* Raw data:
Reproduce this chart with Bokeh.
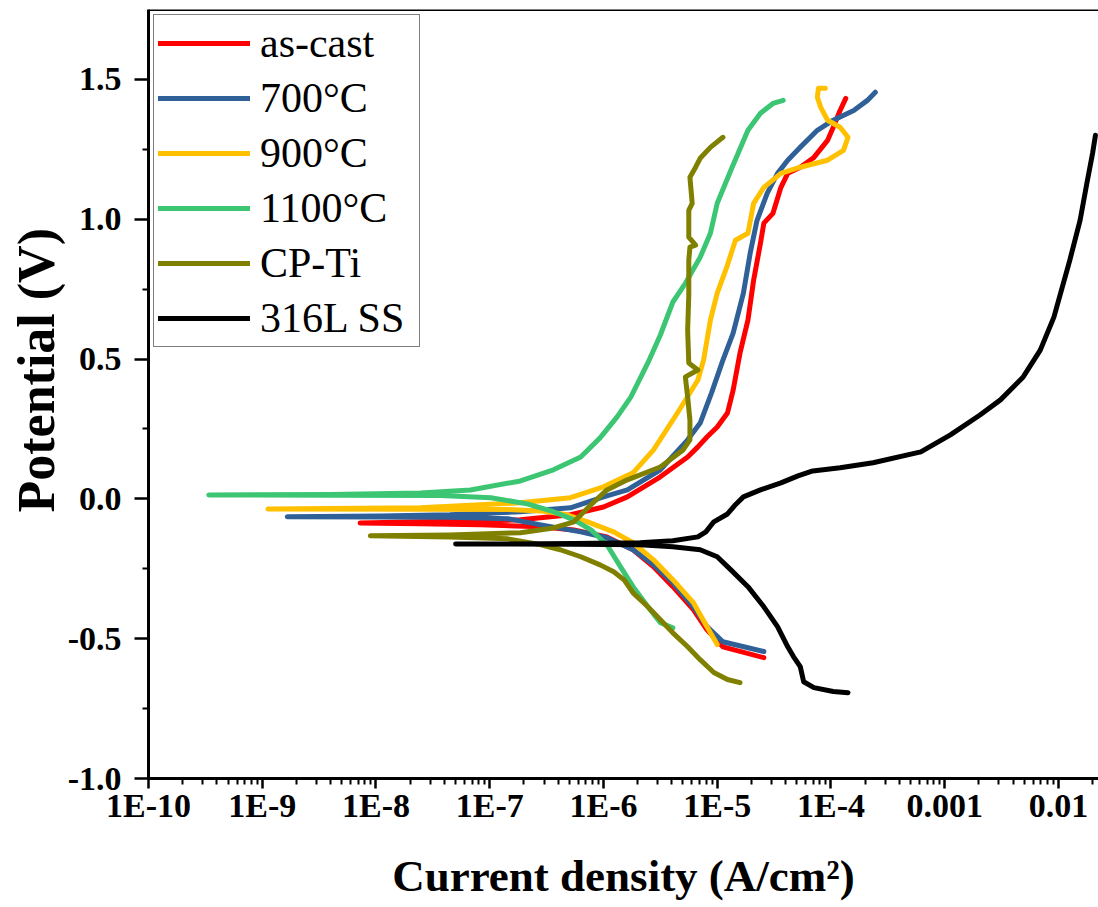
from bokeh.plotting import figure
from bokeh.models import Range1d, FixedTicker, Span, Legend, LegendItem, Title
from bokeh.embed import file_html
from bokeh.resources import INLINE

# ---- data: log10(current density, A/cm2) and potential (V) ----
ascast_logi = [-4.59, -4.95, -5.09, -5.21, -5.39, -5.56, -5.74, -5.97, -6.26, -6.55, -7.08, -7.61, -8.14,
               -7.61, -7.08, -6.73, -6.29, -6.00, -5.79, -5.50, -5.26, -5.17, -5.09, -5.00, -4.91, -4.86,
               -4.80, -4.73, -4.68, -4.62, -4.59, -4.51, -4.44, -4.38, -4.27, -4.15, -4.03, -3.98, -3.92, -3.87]
ascast_E = [-0.568, -0.529, -0.468, -0.396, -0.314, -0.243, -0.182, -0.136, -0.111, -0.100, -0.093, -0.089, -0.086,
            -0.082, -0.079, -0.075, -0.057, -0.029, 0.007, 0.079, 0.150, 0.186, 0.221, 0.257, 0.307, 0.389,
            0.521, 0.639, 0.782, 0.914, 0.986, 1.021, 1.114, 1.164, 1.186, 1.221, 1.282, 1.329, 1.389, 1.432]

t700_logi = [-4.59, -4.95, -5.09, -5.21, -5.39, -5.56, -5.74, -5.97, -6.20, -6.55, -6.84, -7.35, -7.96, -8.78,
             -7.96, -7.35, -6.73, -6.29, -6.00, -5.79, -5.50, -5.26, -5.15, -5.05, -4.95, -4.86, -4.77, -4.71,
             -4.65, -4.56, -4.47, -4.38, -4.27, -4.12, -3.98, -3.80, -3.68, -3.61]
t700_E = [-0.546, -0.511, -0.457, -0.386, -0.300, -0.236, -0.182, -0.139, -0.118, -0.093, -0.071, -0.066, -0.065, -0.064,
          -0.061, -0.057, -0.046, -0.032, 0.007, 0.032, 0.104, 0.211, 0.271, 0.379, 0.496, 0.593, 0.736, 0.879,
          0.996, 1.093, 1.164, 1.211, 1.257, 1.318, 1.354, 1.389, 1.425, 1.454]

t900_logi = [-5.00, -5.09, -5.21, -5.39, -5.56, -5.74, -5.91, -6.14, -6.32, -6.55, -6.84, -7.61, -8.95,
             -7.61, -6.73, -6.29, -6.00, -5.74, -5.56, -5.35, -5.17, -5.12, -5.06, -5.00, -4.91, -4.84, -4.73,
             -4.68, -4.59, -4.44, -4.27, -4.03, -3.89, -3.85, -3.92, -4.03, -4.09, -4.12, -4.11, -4.05]
t900_E = [-0.521, -0.457, -0.371, -0.289, -0.218, -0.157, -0.118, -0.082, -0.057, -0.043, -0.038, -0.037, -0.036,
          -0.032, -0.014, 0.004, 0.043, 0.093, 0.175, 0.307, 0.425, 0.496, 0.639, 0.736, 0.836, 0.925, 0.950,
          1.057, 1.114, 1.164, 1.186, 1.211, 1.246, 1.293, 1.329, 1.354, 1.400, 1.436, 1.468, 1.468]

t1100_logi = [-5.39, -5.50, -5.61, -5.74, -5.85, -5.97, -6.11, -6.26, -6.44, -6.67, -6.99, -7.43, -8.40, -9.47,
              -8.40, -7.61, -7.17, -6.73, -6.44, -6.20, -6.03, -5.88, -5.76, -5.61, -5.50, -5.39, -5.28, -5.15,
              -5.06, -5.00, -4.88, -4.73, -4.62, -4.51, -4.42]
t1100_E = [-0.461, -0.443, -0.386, -0.314, -0.243, -0.164, -0.111, -0.075, -0.046, -0.018, 0.004, 0.012, 0.013, 0.014,
           0.016, 0.021, 0.032, 0.064, 0.104, 0.150, 0.218, 0.293, 0.364, 0.486, 0.586, 0.704, 0.771, 0.864,
           0.950, 1.057, 1.175, 1.318, 1.379, 1.414, 1.425]

cpti_logi = [-4.80, -4.91, -5.03, -5.15, -5.26, -5.39, -5.50, -5.61, -5.74, -5.82, -5.91, -6.03, -6.20, -6.38,
             -6.55, -6.84, -7.35, -8.05,
             -7.35, -6.73, -6.44, -6.26, -6.11, -5.97, -5.79, -5.50, -5.30, -5.24, -5.24, -5.26, -5.28, -5.17,
             -5.25, -5.26, -5.25, -5.25, -5.24, -5.19, -5.25, -5.25, -5.22, -5.24, -5.19, -5.15, -5.06, -4.95]
cpti_E = [-0.657, -0.646, -0.621, -0.575, -0.529, -0.479, -0.432, -0.386, -0.336, -0.289, -0.261, -0.236, -0.207, -0.182,
          -0.164, -0.143, -0.136, -0.132,
          -0.129, -0.121, -0.104, -0.082, -0.021, 0.032, 0.068, 0.114, 0.175, 0.211, 0.282, 0.364, 0.436, 0.461,
          0.486, 0.604, 0.729, 0.854, 0.900, 0.907, 0.936, 1.032, 1.057, 1.150, 1.186, 1.218, 1.257, 1.293]

ss316_logi = [-3.85, -3.98, -4.15, -4.24, -4.27, -4.33, -4.38, -4.47, -4.59, -4.73, -4.88, -5.00, -5.15, -5.39,
              -5.68, -6.26, -7.30,
              -6.84, -6.26, -5.68, -5.39, -5.17, -5.10, -5.03, -4.91, -4.84, -4.77, -4.62, -4.44, -4.29, -4.16,
              -3.92, -3.63, -3.21, -2.95, -2.69, -2.51, -2.31, -2.16, -2.04, -1.90, -1.81, -1.75, -1.70, -1.675]
ss316_E = [-0.693, -0.689, -0.675, -0.654, -0.600, -0.564, -0.529, -0.457, -0.386, -0.314, -0.254, -0.207, -0.182,
           -0.171, -0.164, -0.162, -0.161,
           -0.161, -0.160, -0.157, -0.150, -0.136, -0.118, -0.082, -0.054, -0.021, 0.007, 0.032, 0.057, 0.082,
           0.100, 0.111, 0.129, 0.168, 0.229, 0.300, 0.354, 0.436, 0.532, 0.650, 0.854, 0.996, 1.129, 1.236, 1.300]

series_names = ["as-cast", "700\u00b0C", "900\u00b0C", "1100\u00b0C", "CP-Ti", "316L SS"]
series_colors = ["#FF0000", "#2F6098", "#FFC000", "#3CC673", "#808000", "#000000"]
series_logi = [ascast_logi, t700_logi, t900_logi, t1100_logi, cpti_logi, ss316_logi]
series_E = [ascast_E, t700_E, t900_E, t1100_E, cpti_E, ss316_E]

x_tick_exps = [-10, -9, -8, -7, -6, -5, -4, -3, -2]
x_tick_labels = ["1E-10", "1E-9", "1E-8", "1E-7", "1E-6", "1E-5", "1E-4", "0.001", "0.01"]
y_ticks = [-1.0, -0.5, 0.0, 0.5, 1.0, 1.5]
y_tick_labels = ["-1.0", "-0.5", "0.0", "0.5", "1.0", "1.5"]
y_minor = [-0.75, -0.25, 0.25, 0.75, 1.25]
x_title = "Current density (A/cm\u00b2)"
y_title = "Potential (V)"

FONT = "Liberation Serif"

p = figure(width=1098, height=906, x_axis_type="log",
           x_range=Range1d(1e-10, 10 ** -1.648), y_range=Range1d(-1.0, 1.75),
           output_backend="svg", toolbar_location=None,
           min_border_left=148, min_border_right=0, min_border_top=9, min_border_bottom=128)
p.outline_line_color = None
p.xgrid.grid_line_color = None
p.ygrid.grid_line_color = None
p.background_fill_color = "white"
p.border_fill_color = "white"

renderers = []
for name, color, li, E in zip(series_names, series_colors, series_logi, series_E):
    xs = [10.0 ** v for v in li]
    r = p.line(xs, E, line_color=color, line_width=5, line_cap="round", line_join="round")
    renderers.append((name, r))

# top frame line
p.add_layout(Span(location=1.75, dimension="width", line_color="black", line_width=3))

# x axis
x_major = [10.0 ** k for k in x_tick_exps]
x_minor = [m * 10.0 ** k for k in x_tick_exps for m in range(2, 10)]
xa = p.xaxis[0]
xa.ticker = FixedTicker(ticks=x_major, minor_ticks=x_minor)
xa.major_label_overrides = {t: lab for t, lab in zip(x_major, x_tick_labels)}
xa.axis_label = x_title
for ax in (p.xaxis[0], p.yaxis[0]):
    ax.axis_line_width = 3
    ax.axis_line_color = "black"
    ax.major_tick_line_width = 2.5
    ax.minor_tick_line_width = 2
    ax.major_tick_in = 0
    ax.minor_tick_in = 0
    ax.major_label_text_font = FONT
    ax.major_label_text_font_style = "bold"
    ax.major_label_text_font_size = "34px"
    ax.major_label_text_color = "black"
    ax.axis_label_text_font = FONT
    ax.axis_label_text_font_style = "bold"
    ax.axis_label_text_color = "black"
xa.axis_label_text_font_size = "45px"
xa.major_tick_out = 10
xa.minor_tick_out = 6
xa.major_label_standoff = -2
xa.axis_label_standoff = 24

ya = p.yaxis[0]
ya.ticker = FixedTicker(ticks=y_ticks, minor_ticks=y_minor)
ya.major_label_overrides = {t: lab for t, lab in zip(y_ticks, y_tick_labels)}
ya.major_tick_out = 14
ya.minor_tick_out = 6
ya.major_label_standoff = 13

# y-axis title as a side title, started ~0.47 V above the frame bottom like the reference
p.add_layout(Title(text=y_title, align="left", offset=266, standoff=0,
                   text_font=FONT, text_font_style="bold", text_font_size="52px",
                   text_color="black"), "left")

legend = Legend(items=[LegendItem(label=n, renderers=[r]) for n, r in renderers],
                location="top_left", margin=5, padding=4, spacing=7,
                glyph_width=92, glyph_height=48, label_height=48, label_width=155,
                label_standoff=10,
                label_text_font=FONT, label_text_font_size="42px", label_text_color="black",
                border_line_color="black", border_line_width=1.5,
                background_fill_color="white", background_fill_alpha=1.0)
p.add_layout(legend, "center")

open("out.html", "w").write(file_html(p, INLINE))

* Exercise goal: Leave out the pictures, then repeat the listing above exactly from its first line to the line with "from bokeh.resources import INLINE", inclusive.

* Answer to the problem:
Reproduce this chart with Bokeh.
from bokeh.plotting import figure
from bokeh.models import Range1d, FixedTicker, Span, Legend, LegendItem, Title
from bokeh.embed import file_html
from bokeh.resources import INLINE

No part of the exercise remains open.